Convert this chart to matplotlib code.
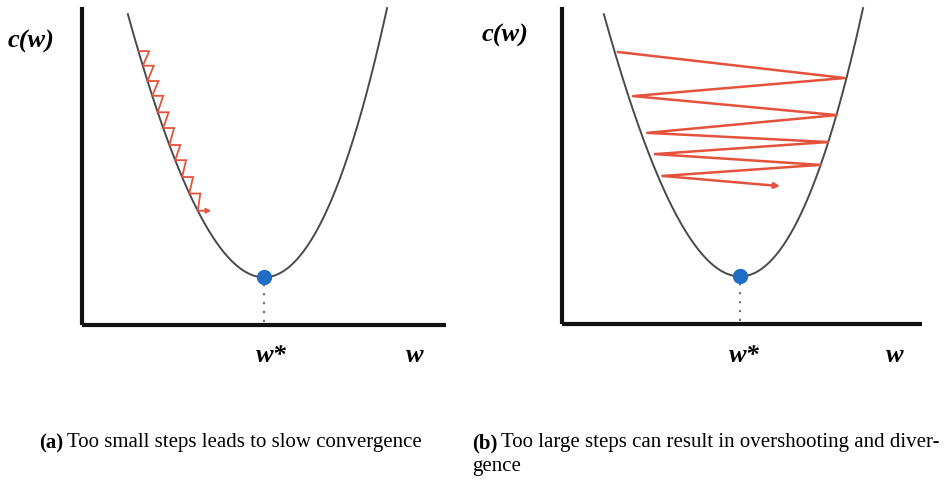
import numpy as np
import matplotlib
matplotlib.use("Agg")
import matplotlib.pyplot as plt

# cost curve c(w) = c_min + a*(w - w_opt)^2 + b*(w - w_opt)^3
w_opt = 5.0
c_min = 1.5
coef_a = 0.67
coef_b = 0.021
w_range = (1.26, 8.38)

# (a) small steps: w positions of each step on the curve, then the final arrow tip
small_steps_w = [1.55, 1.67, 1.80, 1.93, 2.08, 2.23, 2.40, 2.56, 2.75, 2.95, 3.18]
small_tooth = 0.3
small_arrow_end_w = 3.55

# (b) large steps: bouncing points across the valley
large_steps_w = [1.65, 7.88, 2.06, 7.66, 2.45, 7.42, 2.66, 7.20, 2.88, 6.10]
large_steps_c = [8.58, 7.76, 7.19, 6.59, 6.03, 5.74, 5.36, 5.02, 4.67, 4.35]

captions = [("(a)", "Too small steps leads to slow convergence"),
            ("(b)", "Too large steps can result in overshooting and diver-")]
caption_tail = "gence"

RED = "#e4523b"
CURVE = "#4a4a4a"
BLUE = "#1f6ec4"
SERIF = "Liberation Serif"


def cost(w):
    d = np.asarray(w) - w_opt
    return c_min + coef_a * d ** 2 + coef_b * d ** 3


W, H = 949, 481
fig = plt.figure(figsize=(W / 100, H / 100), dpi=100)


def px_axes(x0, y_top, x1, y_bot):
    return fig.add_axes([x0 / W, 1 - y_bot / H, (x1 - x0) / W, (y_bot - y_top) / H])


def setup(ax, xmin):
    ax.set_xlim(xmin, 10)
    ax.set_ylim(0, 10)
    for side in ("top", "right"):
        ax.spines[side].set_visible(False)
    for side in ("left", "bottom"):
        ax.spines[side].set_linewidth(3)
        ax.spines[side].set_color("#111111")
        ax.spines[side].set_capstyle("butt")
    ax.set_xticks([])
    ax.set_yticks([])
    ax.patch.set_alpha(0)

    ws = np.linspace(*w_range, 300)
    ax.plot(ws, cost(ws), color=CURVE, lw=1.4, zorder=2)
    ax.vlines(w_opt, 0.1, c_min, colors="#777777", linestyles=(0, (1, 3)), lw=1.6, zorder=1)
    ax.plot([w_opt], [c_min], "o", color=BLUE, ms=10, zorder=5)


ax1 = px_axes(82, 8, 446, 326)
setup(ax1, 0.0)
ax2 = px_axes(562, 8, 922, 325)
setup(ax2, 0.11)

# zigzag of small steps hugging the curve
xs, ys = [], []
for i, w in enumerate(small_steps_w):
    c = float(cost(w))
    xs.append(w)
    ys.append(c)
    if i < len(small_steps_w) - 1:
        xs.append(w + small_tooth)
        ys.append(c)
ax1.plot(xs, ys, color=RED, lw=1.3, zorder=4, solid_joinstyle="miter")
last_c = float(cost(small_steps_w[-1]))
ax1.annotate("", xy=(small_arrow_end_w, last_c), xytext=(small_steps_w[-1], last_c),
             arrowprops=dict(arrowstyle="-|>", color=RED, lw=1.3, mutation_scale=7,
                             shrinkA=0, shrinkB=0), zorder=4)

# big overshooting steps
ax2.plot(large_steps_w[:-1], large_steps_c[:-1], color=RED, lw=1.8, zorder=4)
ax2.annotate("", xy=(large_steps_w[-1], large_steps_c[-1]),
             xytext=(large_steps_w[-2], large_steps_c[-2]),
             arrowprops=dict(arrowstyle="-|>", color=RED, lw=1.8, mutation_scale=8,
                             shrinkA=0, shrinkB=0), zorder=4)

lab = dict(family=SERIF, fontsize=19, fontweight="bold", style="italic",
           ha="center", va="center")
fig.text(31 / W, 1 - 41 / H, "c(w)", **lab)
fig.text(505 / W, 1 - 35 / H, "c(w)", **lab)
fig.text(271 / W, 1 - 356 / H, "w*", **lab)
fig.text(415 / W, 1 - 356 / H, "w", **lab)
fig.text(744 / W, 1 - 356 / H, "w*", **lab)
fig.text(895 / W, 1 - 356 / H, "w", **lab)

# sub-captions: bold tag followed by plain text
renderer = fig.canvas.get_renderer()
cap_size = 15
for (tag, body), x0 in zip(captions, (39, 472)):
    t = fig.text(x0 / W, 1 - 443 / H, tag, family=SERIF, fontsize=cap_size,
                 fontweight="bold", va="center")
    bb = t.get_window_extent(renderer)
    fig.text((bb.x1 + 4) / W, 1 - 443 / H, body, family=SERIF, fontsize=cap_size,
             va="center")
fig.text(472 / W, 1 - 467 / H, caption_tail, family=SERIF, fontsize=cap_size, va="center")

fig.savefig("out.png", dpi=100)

-.-.-

WHAT YOU WILL DO ▸
Repeat the listing above from its first line through the line that contains "setup(ax2, 0.11)", both included, and nothing more. Drop the pictures.

REPLY TO THE TASK ▸
Convert this chart to matplotlib code.
import numpy as np
import matplotlib
matplotlib.use("Agg")
import matplotlib.pyplot as plt

# cost curve c(w) = c_min + a*(w - w_opt)^2 + b*(w - w_opt)^3
w_opt = 5.0
c_min = 1.5
coef_a = 0.67
coef_b = 0.021
w_range = (1.26, 8.38)

# (a) small steps: w positions of each step on the curve, then the final arrow tip
small_steps_w = [1.55, 1.67, 1.80, 1.93, 2.08, 2.23, 2.40, 2.56, 2.75, 2.95, 3.18]
small_tooth = 0.3
small_arrow_end_w = 3.55

# (b) large steps: bouncing points across the valley
large_steps_w = [1.65, 7.88, 2.06, 7.66, 2.45, 7.42, 2.66, 7.20, 2.88, 6.10]
large_steps_c = [8.58, 7.76, 7.19, 6.59, 6.03, 5.74, 5.36, 5.02, 4.67, 4.35]

captions = [("(a)", "Too small steps leads to slow convergence"),
            ("(b)", "Too large steps can result in overshooting and diver-")]
caption_tail = "gence"

RED = "#e4523b"
CURVE = "#4a4a4a"
BLUE = "#1f6ec4"
SERIF = "Liberation Serif"


def cost(w):
    d = np.asarray(w) - w_opt
    return c_min + coef_a * d ** 2 + coef_b * d ** 3


W, H = 949, 481
fig = plt.figure(figsize=(W / 100, H / 100), dpi=100)


def px_axes(x0, y_top, x1, y_bot):
    return fig.add_axes([x0 / W, 1 - y_bot / H, (x1 - x0) / W, (y_bot - y_top) / H])


def setup(ax, xmin):
    ax.set_xlim(xmin, 10)
    ax.set_ylim(0, 10)
    for side in ("top", "right"):
        ax.spines[side].set_visible(False)
    for side in ("left", "bottom"):
        ax.spines[side].set_linewidth(3)
        ax.spines[side].set_color("#111111")
        ax.spines[side].set_capstyle("butt")
    ax.set_xticks([])
    ax.set_yticks([])
    ax.patch.set_alpha(0)

    ws = np.linspace(*w_range, 300)
    ax.plot(ws, cost(ws), color=CURVE, lw=1.4, zorder=2)
    ax.vlines(w_opt, 0.1, c_min, colors="#777777", linestyles=(0, (1, 3)), lw=1.6, zorder=1)
    ax.plot([w_opt], [c_min], "o", color=BLUE, ms=10, zorder=5)


ax1 = px_axes(82, 8, 446, 326)
setup(ax1, 0.0)
ax2 = px_axes(562, 8, 922, 325)
setup(ax2, 0.11)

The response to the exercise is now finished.